TLDR: Meta AI, in collaboration with The Ohio State University, has unveiled ‘Early Experience,’ a novel training methodology for language agents. This approach allows AI models to learn and improve from their own interactions and observed outcomes, significantly reducing reliance on extensive human demonstrations or complex reward functions, and demonstrating superior performance over traditional imitation learning across diverse environments.
Meta AI, in partnership with The Ohio State University, has announced a significant advancement in the training of language agents with the introduction of ‘Early Experience.’ This innovative methodology, detailed in a paper published on arXiv (arXiv:2510.08558) on October 9, 2025, offers a reward-free approach that enables AI policies to learn and refine their behavior through self-generated interaction data and the observation of resulting future states. This paradigm aims to bridge the gap between conventional imitation learning (IL) and reinforcement learning (RL), addressing the limitations of both.
Traditional training pipelines for language agents often rely heavily on imitation learning, which, while cost-effective to optimize, struggles with scalability and exhibits brittle performance when encountering out-of-distribution scenarios.
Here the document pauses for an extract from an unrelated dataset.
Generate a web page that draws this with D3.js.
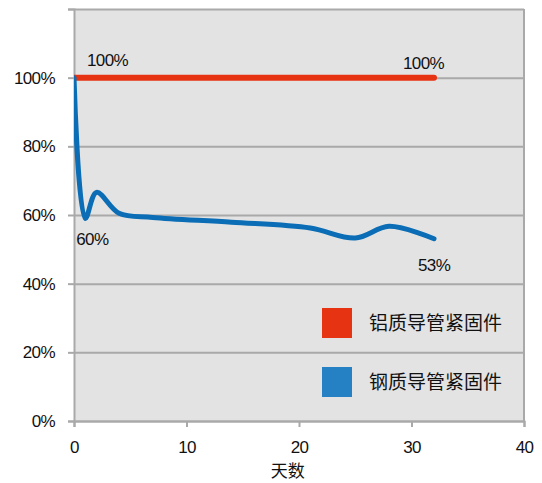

Reinforcement learning, on the other hand, promises learning from experience but necessitates verifiable reward functions and stable infrastructure, which are frequently absent in complex real-world settings like web navigation or multi-tool use. ‘Early Experience’ positions itself as a middle ground, providing supervision grounded in the consequences of an agent’s own actions, rather than solely expert demonstrations or explicit reward signals.
The core idea behind ‘Early Experience’ is straightforward: agents are allowed to branch from expert states, execute their own actions, collect the subsequent future states, and then convert these observed consequences into a form of supervision. The research team has instantiated this concept through two primary strategies:
1. Implicit World Modeling (IWM): This strategy involves training the language model to predict the next observation given a current state and a chosen action. By doing so, it tightens the agent’s internal model of environment dynamics and effectively reduces off-policy drift, grounding the agent’s behavior in how the environment responds to its actions.
2. Self-Reflection (SR): In this approach, the agent is presented with both expert actions and its own suboptimal alternative actions from the same state. The model then learns to explain why the expert action was superior based on the observed outcomes, using this contrastive signal to fine-tune its policy and improve reasoning and decision-making.
Evaluations across eight diverse environments and multiple model families have demonstrated consistent gains in effectiveness and out-of-domain generalization compared to imitation learning. Notably, ‘Early Experience’ has shown to achieve better performance with significantly less expert data and at a lower computational cost. For instance, some reports indicate achieving better performance with eight times less expert data and an 86.9% lower cost than traditional methods. Furthermore, when combined with downstream reinforcement learning in environments where verifiable rewards are available, ‘Early Experience’ provides a stronger initialization, leading to higher and faster performance climbs, with up to a +6.4% final success rate over IL-initialized RL across tested domains and a +10.2% gain on complex tasks like web navigation.
Also Read:
- IBM Research Unveils ‘Toucan,’ a Groundbreaking Dataset to Revolutionize AI Agent Tool-Calling Capabilities
- NeuralTrust Uncovers First Instances of Self-Correcting AI Behavior in Large Language Models
This development is particularly significant for product teams and AI builders, as it promises to reduce the ‘demo grind’ by enabling agents to generate more experience-driven data in-house. It offers a practical bridge for training pipelines, moving from supervised fine-tuning to experience pre-training and then to reinforcement learning, especially beneficial for tasks with sparse rewards. The research highlights the value of agent-generated interaction data in fostering more robust, self-correcting autonomous agents, marking a crucial step towards scalable and efficient AI agent development.